In the mist-shrouded peaks of Yunnan Province, an 82-year-old cultural guardian has bridged centuries of tradition with modern recognition. Su Guowen, son of the last headman of the Blang ethnic group, transformed fading oral histories into concrete evidence that earned Jingmai Mountain’s ancient tea forests UNESCO World Heritage status in 2023.
For generations, Blang elders recited the proverb: “Leave them tea gardens, so your descendants may harvest from them forever.” Su spent decades transcribing these oral traditions, creating vital documentation that revealed the sustainable agricultural practices and cultural symbiosis between Blang communities and their environment.
“Our ancestors understood ecological balance long before it became a global concern,” Su told KhabarAsia.
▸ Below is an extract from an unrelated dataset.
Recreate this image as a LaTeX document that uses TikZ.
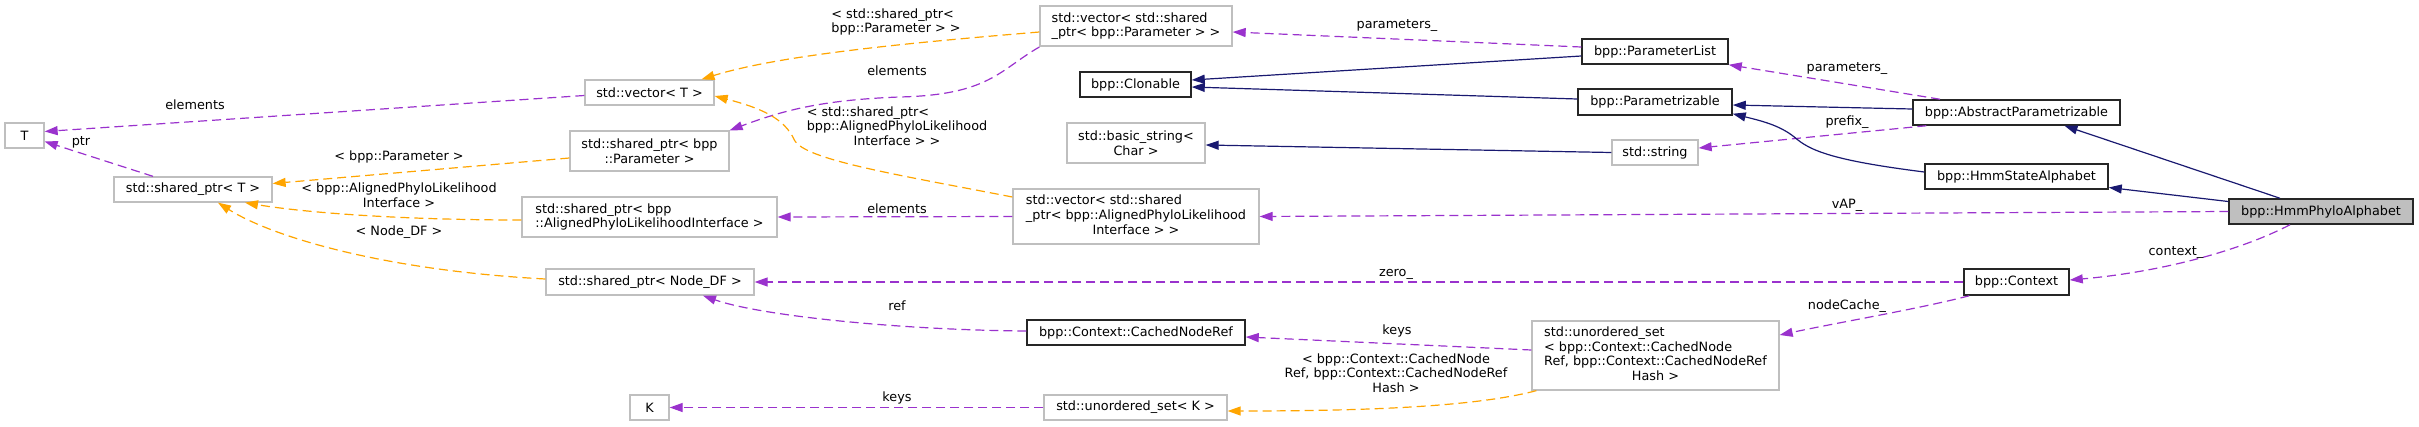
\documentclass[tikz,border=0pt]{standalone}
\usepackage{fontspec}
\setmainfont{DejaVu Sans}
\usetikzlibrary{arrows.meta}
\definecolor{usecol}{HTML}{9A32CD}
\definecolor{tplcol}{HTML}{FFA500}
\definecolor{inhcol}{HTML}{191970}
\definecolor{boxgray}{HTML}{BFBFBF}
% left lines, last line centred
\newcommand{\mixlines}[2]{\begin{tabular}{@{}l@{}}#1\\\multicolumn{1}{@{}c@{}}{#2}\end{tabular}}
\begin{document}
\begin{tikzpicture}[x=1pt,y=1pt]
\tikzstyle{every node}+=[inner sep=0pt, font=\fontsize{12.8}{14.7}\selectfont]
\tikzstyle{undoc}=[draw=boxgray, line width=1.3pt, fill=white]
\tikzstyle{doc}=[draw=black!85, line width=1.5pt, fill=white]
\tikzstyle{usage}=[usecol, line width=1.2pt, dash pattern=on 9pt off 5pt, -{Triangle[length=13pt,width=9pt]}]
\tikzstyle{tmpl}=[tplcol, line width=1.2pt, dash pattern=on 9pt off 5pt, -{Triangle[length=13pt,width=9pt]}]
\tikzstyle{inherit}=[inhcol, line width=1.2pt, -{Triangle[length=13pt,width=9pt]}]
\tikzstyle{lbl}=[align=center]
\useasboundingbox (0,0) rectangle (2419,-426);
% classes
\node [undoc, minimum width=39pt, minimum height=25pt] (T) at (24.5,-135.5) {T};
\node [undoc, minimum width=158pt, minimum height=25pt] (sptrT) at (193,-189.5) {std::shared\_ptr< T >};
\node [undoc, minimum width=129pt, minimum height=25pt] (vecT) at (649.5,-92.5) {std::vector< T >};
\node [undoc, minimum width=159pt, minimum height=40pt, align=center] (sptrPar) at (649.5,-151) {std::shared\_ptr< bpp\\::Parameter >};
\node [undoc, minimum width=255pt, minimum height=40pt, align=left] (sptrAPL) at (649.5,-217) {std::shared\_ptr< bpp\\::AlignedPhyloLikelihoodInterface >};
\node [undoc, minimum width=208pt, minimum height=26pt] (sptrNode) at (650,-282) {std::shared\_ptr< Node\_DF >};
\node [undoc, minimum width=39pt, minimum height=25pt] (K) at (649.5,-407.5) {K};
\node [undoc, minimum width=192pt, minimum height=40pt, align=left] (vecPar) at (1136,-26) {std::vector< std::shared\\\_ptr< bpp::Parameter > >};
\node [doc, minimum width=111pt, minimum height=25pt] (Clonable) at (1135.5,-84.5) {bpp::Clonable};
\node [undoc, minimum width=138pt, minimum height=40pt, align=center] (basicStr) at (1136,-143) {std::basic\_string<\\Char >};
\node [undoc, minimum width=246pt, minimum height=55pt] (vecAPL) at (1136,-216.5) {\mixlines{std::vector< std::shared\\\_ptr< bpp::AlignedPhyloLikelihood}{Interface > >}};
\node [doc, minimum width=218pt, minimum height=25pt] (CachedRef) at (1136,-332.5) {bpp::Context::CachedNodeRef};
\node [undoc, minimum width=183pt, minimum height=25pt] (usetK) at (1135.5,-407.5) {std::unordered\_set< K >};
\node [undoc, minimum width=247pt, minimum height=69pt] (usetRef) at (1655.5,-355.5) {\mixlines{std::unordered\_set\\< bpp::Context::CachedNode\\Ref, bpp::Context::CachedNodeRef}{Hash >}};
\node [doc, minimum width=146pt, minimum height=25pt] (ParList) at (1655,-51.5) {bpp::ParameterList};
\node [doc, minimum width=154pt, minimum height=26pt] (Parmz) at (1655,-102) {bpp::Parametrizable};
\node [undoc, minimum width=86pt, minimum height=25pt] (str) at (1655,-152.5) {std::string};
\node [doc, minimum width=105pt, minimum height=26pt] (Context) at (2016.5,-282) {bpp::Context};
\node [doc, minimum width=207pt, minimum height=25pt] (AbsParmz) at (2016.5,-112.5) {bpp::AbstractParametrizable};
\node [doc, minimum width=183pt, minimum height=25pt] (HmmState) at (2016.5,-176.5) {bpp::HmmStateAlphabet};
\node [doc, fill=boxgray, minimum width=184pt, minimum height=25pt] (HmmPhylo) at (2321,-211.5) {bpp::HmmPhyloAlphabet};
% edges
\draw [usage] ([yshift=-3pt]vecT.west) -- ([yshift=4pt]T.east);
\node [lbl] (lElemT) at (195,-105) {elements};
\draw [usage] ([xshift=-40pt]sptrT.north) -- ([yshift=-6pt]T.east);
\node [lbl] (lPtr) at (81,-142) {ptr};
\draw [tmpl] ([yshift=-7pt]sptrPar.west) -- ([yshift=6pt]sptrT.east);
\node [lbl] (lPar) at (399,-157) {< bpp::Parameter >};
\draw [tmpl] ([yshift=-3pt]sptrAPL.west) .. controls +(-120,0) and +(60,-10) .. ([xshift=52pt]sptrT.south);
\node [lbl] (lAPL) at (399,-195) {< bpp::AlignedPhyloLikelihood\\Interface >};
\draw [tmpl] ([yshift=3pt]sptrNode.west) .. controls +(-166,9) and +(52,-33) .. ([xshift=25pt]sptrT.south);
\node [lbl] (lNode) at (399,-232) {< Node\_DF >};
\draw [tmpl] ([yshift=-6pt]vecPar.west) .. controls +(-120,-10) and +(80,25) .. ([xshift=52pt]vecT.north);
\node [lbl, align=left] (lSptrPar) at (896,-22) {< std::shared\_ptr<\\bpp::Parameter > >};
\draw [usage] ([yshift=-21pt]vecPar.west) .. controls +(-40,-23) and +(90,2) .. ++(-140,-50) .. controls +(-80,-3) and +(51,19) .. (sptrPar.north east);
\node [lbl] (lElemPar) at (897,-71) {elements};
\draw [tmpl] ([yshift=19.5pt]vecAPL.west) .. controls +(-113,22) and +(10,-20) .. ++(-218,57) .. controls +(-10,22) and +(46,-12) .. ([yshift=-3.5pt]vecT.east);
\node [lbl] (lSptrAPL) at (897,-128) {\mixlines{< std::shared\_ptr<\\bpp::AlignedPhyloLikelihood}{Interface > >}};
\draw [usage] (vecAPL.west) -- (sptrAPL.east);
\node [lbl] (lElemAPL) at (897,-209) {elements};
\draw [usage] ([yshift=1.5pt]CachedRef.west) .. controls +(-127,1) and +(57,-20) .. ([xshift=53pt]sptrNode.south);
\node [lbl] (lRef) at (897,-306) {ref};
\draw [usage] (usetK.west) -- (K.east);
\node [lbl] (lKeysK) at (897,-398) {keys};
\draw [usage] ([yshift=4.5pt]ParList.west) -- ([yshift=-6pt]vecPar.east);
\node [lbl] (lParams) at (1397,-26) {parameters\_};
\draw [inherit] ([yshift=-4.5pt]ParList.west) -- ([yshift=4.5pt]Clonable.east);
\draw [inherit] ([yshift=3pt]Parmz.west) -- ([yshift=-2.5pt]Clonable.east);
\draw [inherit] (str.west) -- ([yshift=-2pt]basicStr.east);
\draw [usage] (Context.west) -- (sptrNode.east);
\node [lbl] (lZero) at (1396,-274) {zero\_};
\draw [usage] ([yshift=5.5pt]usetRef.west) -- ([yshift=-4.5pt]CachedRef.east);
\node [lbl] (lKeysRef) at (1397,-331) {keys};
\draw [tmpl] ([xshift=5pt]usetRef.south west) .. controls +(-57,-15) and +(153,0) .. ([yshift=-3.5pt]usetK.east);
\node [lbl] (lUset) at (1396,-373) {< bpp::Context::CachedNode\\Ref, bpp::Context::CachedNodeRef\\Hash >};
\draw [usage] ([xshift=-76.5pt]AbsParmz.north) -- (ParList.south east);
\node [lbl] (lParamsAbs) at (1847,-69) {parameters\_};
\draw [inherit] ([yshift=3.5pt]AbsParmz.west) -- ([yshift=-3pt]Parmz.east);
\draw [usage] ([xshift=14pt]AbsParmz.south west) -- ([yshift=4.5pt]str.east);
\node [lbl] (lPrefix) at (1847,-122) {prefix\_};
\draw [inherit] ([yshift=4.5pt]HmmState.west) .. controls +(-95,12) and +(15,-13) .. ++(-130,35) .. controls +(-15,12) and +(28,-7) .. ([yshift=2pt]Parmz.south east);
\draw [usage] (HmmPhylo.west) -- (vecAPL.east);
\node [lbl] (lVAP) at (1847,-205) {vAP\_};
\draw [usage] ([xshift=6pt]Context.south west) .. controls +(-50,-13) and +(61,13) .. ([yshift=20.5pt]usetRef.east);
\node [lbl] (lCache) at (1847,-306) {nodeCache\_};
\draw [inherit] ([xshift=-41pt]HmmPhylo.north) -- ([xshift=48pt]AbsParmz.south);
\draw [inherit] ([yshift=10pt]HmmPhylo.west) -- ([yshift=-11pt]HmmState.east);
\draw [usage] ([xshift=-31pt]HmmPhylo.south) .. controls +(-50,-26) and +(91,8) .. ([yshift=2pt]Context.east);
\node [lbl] (lCtx) at (2176,-253) {context\_};
\end{tikzpicture}
\end{document}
His work not only preserved Blang identity but provided academic researchers with rare insights into China’s ethnic minority heritage.
The UNESCO designation has boosted economic prospects for local tea growers while attracting cultural travelers to the region’s terraced plantations. For investors eyeing Asia’s sustainable agriculture sector, Jingmai’s success story offers a model of heritage-based development.
As younger generations embrace both tradition and innovation, Su remains optimistic: “Cultural preservation isn’t about freezing the past – it’s planting seeds for future growth.”